Does the Senate Reconciliation Bill Contain a Threat to Judicial Independence? Or Is It a Welcome Limit on Universal Injunctions?
The Senate has adopted its own version of a provision designed to limit preliminary injunctions against the federal government when no bond is posted.
Last month I noted a provision in the "Big, Beautiful Bill" (sic) that would place limits on the issuance of preliminary injunctive relief against the federal government. The provision was apparenly inspired (at least in part) by this Wall Street Journal op-ed.
Though largely a means to ensure compliance with FRCP 65(c), the provision may have also been overbroad and had a retroactive effect.
The Senate has adopted a similar measure, albeit one that is different in multiple respects. My co-blogger Ilya Somin notes Justice Clint Bolick's deep concerns about the provision here. Over at the Divided Argument substack, Samuel Bray offers a more sanguine take, calling the Senate provision a "vast improvement."

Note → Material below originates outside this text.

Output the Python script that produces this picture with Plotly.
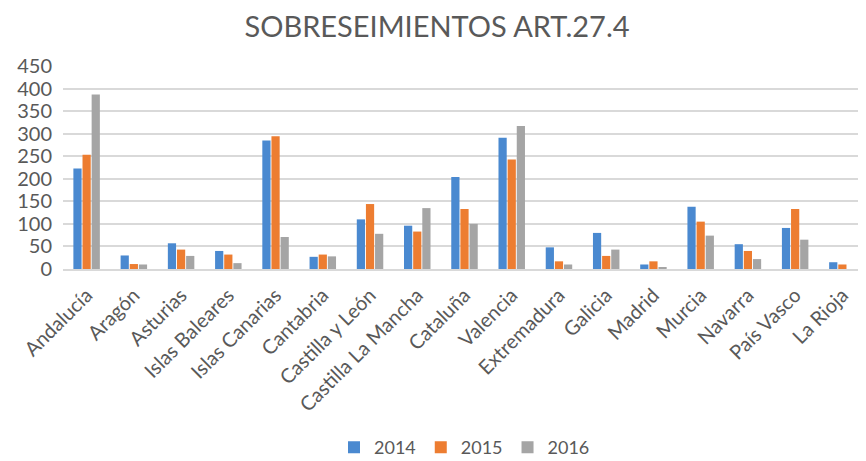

Here is the text of the Senate version:
No court of the United States may issue a preliminary injunction or temporary restraining order against the Federal Government (other than a preliminary injunction or temporary restraining order issued in a case proceeding under title 11, United States Code) if no security is given, in an amount proper to pay the costs and damages sustained by the Federal Government, when the injunction or order is issued pursuant to rule 65(c) of the Federal Rules of Civil Procedure after the date of enactment of this Act. No court may consider any factor other than the value of the costs and damages sustained when making its determination of the proper value of such security, and that determination shall be appealable upon issuance of the preliminary injunction or temporary restraining order under an abuse of discretion standard.
In Bray's view,
the Senate version is a dramatic improvement over the House version—it avoids the serious constitutional problems that were likely to doom the House bill, and it is more effective and harder to evade in requiring meaningful injunction bonds in suits against the federal government. The effect of that change will be to give more weight in the preliminary injunction calculus to the regulatory cost of preliminary injunctions to the federal government—not just in the current administration, but in future administrations, both Republican and Democratic.
That does not mean the provision is perfect. Bray also notes the effect of this provision (should it be adopted) will also depend on how it is interpreted and applied. It also remains to be seen whether this provision will be successfully included in the reconciliation bill. In any event, if this issue is of interest, Bray's analysis is definitely worth a read.